Calculate limit of A^n for large n where A=[1/2 0 0; 1/2 1 3/4; 0 0 1/4]
i have found eigenvalues but i cant find the eigenvectors
I expect that the eigenvalues that you got were 1, 0.5 and 0.25?
The eigenvectors are found by solving
[0.5-y 0 0;0.5 1-y 0.75;0 0 0.25-y]x=0 (where y is an eigenvalue)
or in matlab by typing
[V,D]=eig(A)
To give the three eigenvectors:
[0 1 0], [0.707 -0.707 0], [0 -0.707 0.707]
Now A = V*D*inv(V) and it is easy to calculate A^n
Where's your trouble here?
Let the eigenvector be $\displaystyle \left( \begin{array}{c}
a \\
b \\
c \end{array} \right)$.
$\displaystyle {\color{red}\lambda = 1}$: $\displaystyle \frac{a}{2} = a \Rightarrow a = 0$, $\displaystyle b = b$, $\displaystyle \frac{c}{4} = c \Rightarrow c = 0$.
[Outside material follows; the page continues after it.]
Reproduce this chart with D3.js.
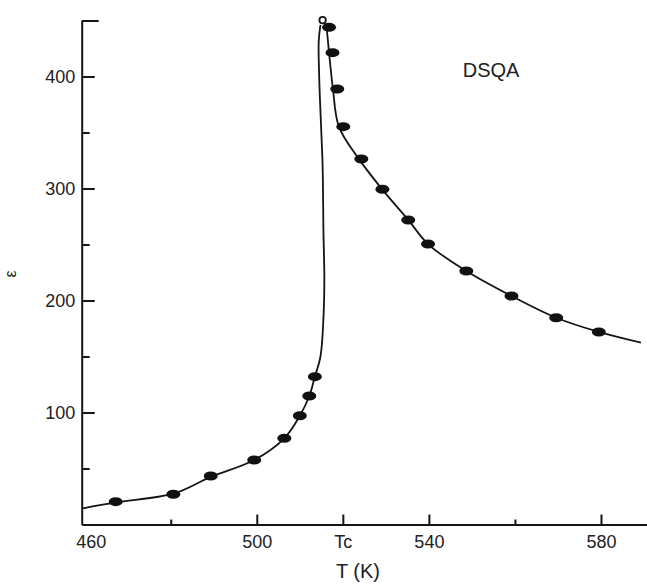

Therefore the eigenvector has the form $\displaystyle \left( \begin{array}{c}
0 \\
b \\
0 \end{array} \right)$ and a normalised eigenvector is $\displaystyle \left( \begin{array}{c}
0 \\
1 \\
0 \end{array} \right)$.
$\displaystyle {\color{red}\lambda = \frac{1}{2}}$: $\displaystyle \frac{a}{2} = \frac{a}{2} \Rightarrow a = a$, $\displaystyle \frac{c}{4} = \frac{c}{2} \Rightarrow c = 0$, $\displaystyle \frac{a}{2} + b = \frac{b}{2} \Rightarrow b = -a$ (since c = 0).
Therefore the eigenvector has the form $\displaystyle \left( \begin{array}{c}
a \\
-a \\
0 \end{array} \right)$ and a normalised eigenvector is $\displaystyle \frac{1}{\sqrt{2}} \left( \begin{array}{c}
1 \\
-1\\
0 \end{array} \right)$.
You should try finding the eigenvector for $\displaystyle \lambda = \frac{1}{4}$. A normalised eigenvector is $\displaystyle \frac{1}{\sqrt{2}} \left( \begin{array}{c}
0 \\
-1\\
1 \end{array} \right)$.
So now you can easily diagonalise your matrix (well, you still have to get the inverse of a 3 x 3 matrix but that's just a mechanical process) and then easily raise to any power you want.